THE MAGAZINE

Kodak Develops Risk Framework

By John Wagley
 
 
This ongoing visual representation of risk helped security show results to management. After the new three-tier system was implemented, the company witnessed a significant increase in malware infections in servers located in some regions of the world where they did business, said Jones. Over several months, the company upgraded many of the affected servers. The analytical charts were able to show the decreasing infection levels and the overall lowering of corporate risk, he says. These graphs could be shown to managers, many of whom were familiar with the charts and the tier system.
Another major difference between the old framework and the new one has been the executive approval process, said Jones. Compared to the old system, many more executives who work in risk-related areas are now involved in the process of approving decisions.
 
The new system also involves a more tiered system of approval, depending on the level of risk. In any decision involving PII, for example, the head of the relevant business unit must give approval. For tier-three risk involving PII, however, signatures are required from senior executives, including the company’s chief information officer and chief security officer, the organization’s privacy officer, a corporate director, and Jones as well as the relevant business unit head. The multitude of signatures is based largely on the overall financial risks involved, he said.
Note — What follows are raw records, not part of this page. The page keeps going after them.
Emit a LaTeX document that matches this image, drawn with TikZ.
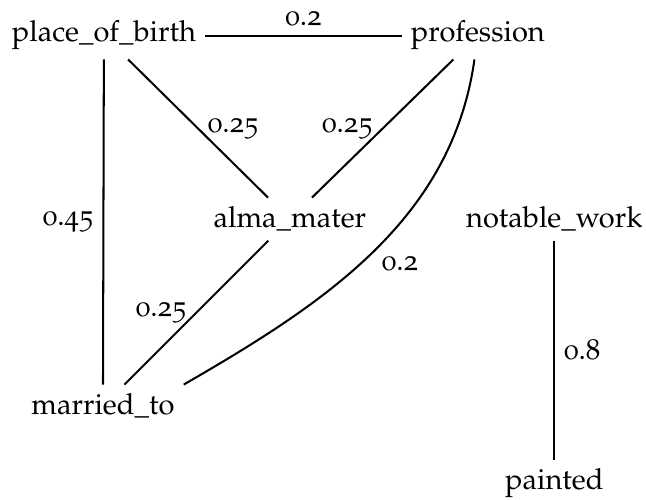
\documentclass[tikz,border=0pt]{standalone}
\usepackage[T1]{fontenc}
\usepackage[osf]{mathpazo}
\usepackage{tikz}
\usetikzlibrary{positioning}

\begin{document}
\begin{tikzpicture}[
  rel/.style={anchor=base, inner sep=3pt},
  link/.style={line width=0.7pt},
  weight/.style={inner sep=3pt}
]
\useasboundingbox (0,0) rectangle (7.82,-6.05);
\node[rel] (birth) at (1.258,-0.508) {place\_of\_birth};
\node[rel] (profession) at (5.784,-0.508) {profession};
\node[rel] (alma) at (3.509,-2.759) {alma\_mater};
\node[rel] (notable) at (6.71,-2.759) {notable\_work};
\node[rel] (married) at (1.246,-5.022) {married\_to};
\node[rel] (painted) at (6.71,-5.929) {painted};
\draw[link] (birth) -- node[weight,above]{0.2} (profession);
\draw[link] (birth) -- node[weight,anchor=west]{0.25} (alma);
\draw[link] (profession) -- node[weight,anchor=east]{0.25} (alma);
\draw[link] (birth) -- node[weight,left]{0.45} (married);
\draw[link] (alma) -- node[weight,anchor=east]{0.25} (married);
\draw[link] (profession) to[out=-98,in=30,looseness=0.95]
  node[weight,pos=0.54,anchor=west,xshift=4pt]{0.2} (married.north east);
\draw[link] (notable) -- node[weight,right]{0.8} (painted);
\end{tikzpicture}
\end{document}
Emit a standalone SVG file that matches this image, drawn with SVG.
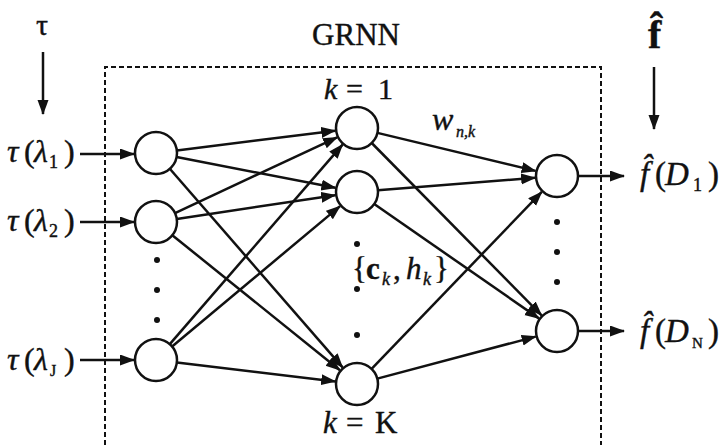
<svg xmlns="http://www.w3.org/2000/svg" width="726" height="445" viewBox="0 0 726 445">
<style>
.n{fill:#fff;stroke:#111;stroke-width:2.5}
.e{stroke:#111;stroke-width:2.5;fill:none;marker-end:url(#ah)}
.t{font-family:"Liberation Serif","Times New Roman",serif;fill:#111;stroke:#111;stroke-width:0.4}
.i{font-style:italic}
.b{font-weight:bold}
.d{fill:#111}
.box{fill:none;stroke:#111;stroke-width:2;stroke-dasharray:5 3}
</style>
<defs>
<marker id="ah" markerUnits="userSpaceOnUse" markerWidth="16" markerHeight="12" refX="14" refY="5.5" orient="auto">
<path d="M0,0 L15,5.5 L0,11 z" fill="#111"/>
</marker>
</defs>
<rect width="726" height="445" fill="#fff"/>
<path class="box" d="M105,445 V67 H601 V445"/>
<text class="t" x="356" y="45" font-size="31" text-anchor="middle">GRNN</text>

<g id="connectors">
<path class="e" d="M43,52 V114"/>
<path class="e" d="M654,67 V129"/>
<path class="e" d="M80,154 H134"/>
<path class="e" d="M80,222 H134"/>
<path class="e" d="M80,360 H134"/>
<path class="e" d="M176.8,150.4 L335.2,130.7"/>
<path class="e" d="M176.6,157.0 L335.4,187.8"/>
<path class="e" d="M169.8,168.8 L342.6,367.4"/>
<path class="e" d="M175.0,213.1 L337.1,137.3"/>
<path class="e" d="M176.8,218.9 L335.2,195.2"/>
<path class="e" d="M172.3,235.2 L339.9,370.2"/>
<path class="e" d="M169.8,344.1 L342.6,144.6"/>
<path class="e" d="M172.1,346.5 L340.1,206.1"/>
<path class="e" d="M176.9,362.5 L335.2,381.4"/>
<path class="e" d="M377.4,132.9 L535.6,170.9"/>
<path class="e" d="M371.7,143.0 L541.6,315.3"/>
<path class="e" d="M377.9,190.3 L535.1,177.8"/>
<path class="e" d="M374.2,204.0 L538.9,318.4"/>
<path class="e" d="M371.6,368.9 L541.8,191.9"/>
<path class="e" d="M377.3,378.6 L535.7,336.6"/>
<path class="e" d="M578,176 H624"/>
<path class="e" d="M578,331 H624"/>
</g>

<g id="input-labels">
<text class="t" x="42" y="35" font-size="30" text-anchor="middle">τ</text>
<text class="t" font-size="32" y="162"><tspan class="i" x="7">τ</tspan><tspan x="24">(</tspan><tspan class="i" x="34">λ</tspan><tspan x="49" y="168" font-size="18">1</tspan><tspan x="64" y="162">)</tspan></text>
<text class="t" font-size="32" y="231"><tspan class="i" x="7">τ</tspan><tspan x="24">(</tspan><tspan class="i" x="34">λ</tspan><tspan x="49" y="237" font-size="18">2</tspan><tspan x="64" y="231">)</tspan></text>
<text class="t" font-size="32" y="370"><tspan class="i" x="7">τ</tspan><tspan x="24">(</tspan><tspan class="i" x="34">λ</tspan><tspan x="50" y="376" font-size="16">J</tspan><tspan x="64" y="370">)</tspan></text>
</g>

<g id="input-1"><circle class="n" cx="156" cy="153" r="21"/></g>
<g id="input-2"><circle class="n" cx="156" cy="222" r="21"/></g>
<g id="input-dots"><circle class="d" cx="157" cy="260" r="3"/><circle class="d" cx="157" cy="290" r="3"/><circle class="d" cx="157" cy="320" r="3"/></g>
<g id="input-J"><circle class="n" cx="156" cy="360" r="21"/></g>

<g id="hidden-1"><circle class="n" cx="357" cy="128" r="21"/>
<text class="t" font-size="30" y="99"><tspan class="i" x="324">k</tspan><tspan x="346">=</tspan><tspan x="378">1</tspan></text>
</g>
<g id="hidden-2"><circle class="n" cx="357" cy="192" r="21"/></g>
<g id="hidden-dots"><circle class="d" cx="357" cy="244" r="3"/><circle class="d" cx="357" cy="289" r="3"/><circle class="d" cx="357" cy="335" r="3"/>
<text class="t" font-size="31" y="279"><tspan x="352">{</tspan><tspan class="b" x="366">c</tspan><tspan class="i" x="382" y="285" font-size="18">k</tspan><tspan x="393" y="279">,</tspan><tspan class="i" x="406">h</tspan><tspan class="i" x="423" y="285" font-size="18">k</tspan><tspan x="434" y="279">}</tspan></text>
</g>
<g id="hidden-K"><circle class="n" cx="357" cy="384" r="21"/>
<text class="t" font-size="31" y="433"><tspan class="i" x="323">k</tspan><tspan x="346">=</tspan><tspan x="375">K</tspan></text>
</g>

<g id="weight-label">
<text class="t i" font-size="32" x="432" y="130">w</text>
<text class="t i" font-size="16" x="456" y="137">n,k</text>
</g>

<g id="output-1"><circle class="n" cx="557" cy="176" r="21"/></g>
<g id="output-dots"><circle class="d" cx="557" cy="222" r="3"/><circle class="d" cx="557" cy="252" r="3"/><circle class="d" cx="557" cy="282" r="3"/></g>
<g id="output-N"><circle class="n" cx="557" cy="331" r="21"/></g>

<g id="output-labels">
<text class="t b" font-size="40" x="648" y="48">f̂</text>
<text class="t" font-size="33"><tspan class="i" x="640" y="185">f̂</tspan><tspan x="655" y="185">(</tspan><tspan class="i" x="665">D</tspan><tspan x="693" y="191" font-size="18">1</tspan><tspan x="708" y="185">)</tspan></text>
<text class="t" font-size="33"><tspan class="i" x="640" y="342">f̂</tspan><tspan x="655" y="342">(</tspan><tspan class="i" x="665">D</tspan><tspan x="692" y="348" font-size="15">N</tspan><tspan x="708" y="342">)</tspan></text>
</g>
</svg>
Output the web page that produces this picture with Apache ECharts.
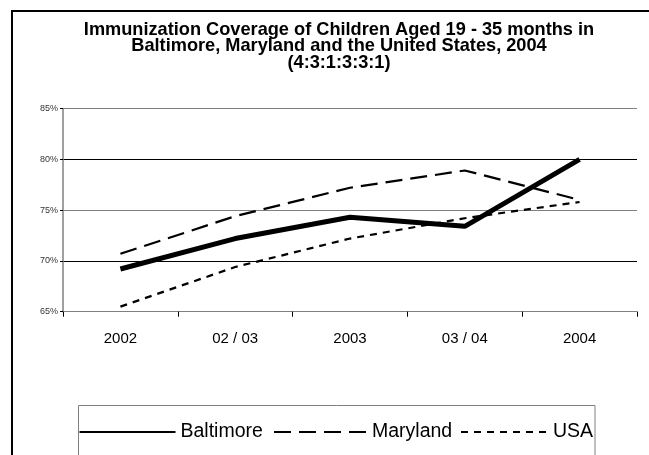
<!DOCTYPE html>
<html>
<head>
<meta charset="utf-8">
<script src="https://cdn.jsdelivr.net/npm/echarts@6/dist/echarts.min.js"></script>
<style>
html,body{margin:0;padding:0;background:#fff;}
#chart{width:649px;height:455px;}
</style>
</head>
<body>
<div id="chart"></div>
<script>
var categories = ['2002', '02 / 03', '2003', '03 / 04', '2004'];
var baltimore = [69.2, 72.2, 74.3, 73.4, 80.0];
var maryland = [70.7, 74.4, 77.2, 78.9, 76.0];
var usa = [65.5, 69.4, 72.2, 74.2, 75.8];
var seriesNames = ['Baltimore', 'Maryland', 'USA'];
var titleLines = [
  'Immunization Coverage of Children Aged 19 - 35 months in',
  'Baltimore, Maryland and the United States, 2004',
  '(4:3:1:3:3:1)'
];

var legendLefts = [78.5, 273, 460];
var legendWidths = [96, 93, 87];

function makeLegend(i) {
  return {
    left: legendLefts[i],
    top: 422,
    orient: 'horizontal',
    itemWidth: legendWidths[i],
    itemHeight: 14,
    itemGap: 0,
    padding: 0,
    itemStyle: {opacity: 0, borderWidth: 0},
    textStyle: {fontSize: 19.5, color: '#000', fontFamily: 'Arial'},
    data: [seriesNames[i]]
  };
}

var chart = echarts.init(document.getElementById('chart'), null, {renderer: 'canvas'});
chart.setOption({
  animation: false,
  backgroundColor: '#fff',
  graphic: [
    {
      type: 'rect',
      shape: {x: 12, y: 11, width: 700, height: 500},
      style: {fill: 'none', stroke: '#000', lineWidth: 2},
      silent: true,
      z: 0
    },
    {
      type: 'rect',
      shape: {x: 78.5, y: 405.5, width: 516.5, height: 80},
      style: {fill: '#fff', stroke: '#808080', lineWidth: 1},
      silent: true,
      z: 0
    },
    {
      type: 'text',
      x: 339,
      y: 21.5,
      style: {
        text: titleLines.join('\n'),
        fill: '#000',
        font: 'bold 18.2px Arial',
        lineHeight: 16.5,
        align: 'center',
        verticalAlign: 'top'
      },
      z: 10
    }
  ],
  grid: {left: 63, right: 12, top: 108.5, bottom: 143.3, containLabel: false},
  xAxis: {
    type: 'category',
    data: categories,
    boundaryGap: true,
    axisLine: {lineStyle: {color: '#808080', width: 1}},
    axisTick: {show: true, length: 5, alignWithLabel: false, lineStyle: {color: '#000'}},
    axisLabel: {margin: 20, color: '#000', fontSize: 15, fontFamily: 'Arial'},
    splitLine: {show: false}
  },
  yAxis: {
    type: 'value',
    min: 65,
    max: 85,
    interval: 5,
    axisLine: {show: true, lineStyle: {color: '#808080', width: 1.5}},
    axisTick: {show: true, length: 3, lineStyle: {color: '#000'}},
    axisLabel: {formatter: '{value}%', fontSize: 9, color: '#333', margin: 5, fontFamily: 'Arial'},
    splitLine: {show: true, lineStyle: {color: ['#808080', '#000'], width: 1}}
  },
  legend: [makeLegend(0), makeLegend(1), makeLegend(2)],
  series: [
    {
      name: seriesNames[0],
      type: 'line',
      data: baltimore,
      symbol: 'none',
      lineStyle: {color: '#000', width: 5, type: 'solid', cap: 'butt'},
      itemStyle: {color: '#000'},
      z: 3
    },
    {
      name: seriesNames[1],
      type: 'line',
      data: maryland,
      symbol: 'none',
      lineStyle: {color: '#000', width: 2.2, type: [17, 8]},
      itemStyle: {color: '#000'},
      z: 2
    },
    {
      name: seriesNames[2],
      type: 'line',
      data: usa,
      symbol: 'none',
      lineStyle: {color: '#000', width: 2.2, type: [7, 6]},
      itemStyle: {color: '#000'},
      z: 2
    }
  ]
});
</script>
</body>
</html>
The tiered system of authorization also helps reduce the company’s workload, because lower risk decisions can involve the approval of fewer people.
 
Jones said that in his experience, many organizations are able to measure certain types of risk, but few have a framework geared towards assessing risk in the context of overall business objectives. “One thing you need to ask yourself is if you currently have a standard way to manage risk,” he said.
 
Companies without a comprehensive framework might want to “start small.” Developing a holistic, bottom-up system, he said, can sometimes evolve into a solution more tailored to a company’s unique business needs.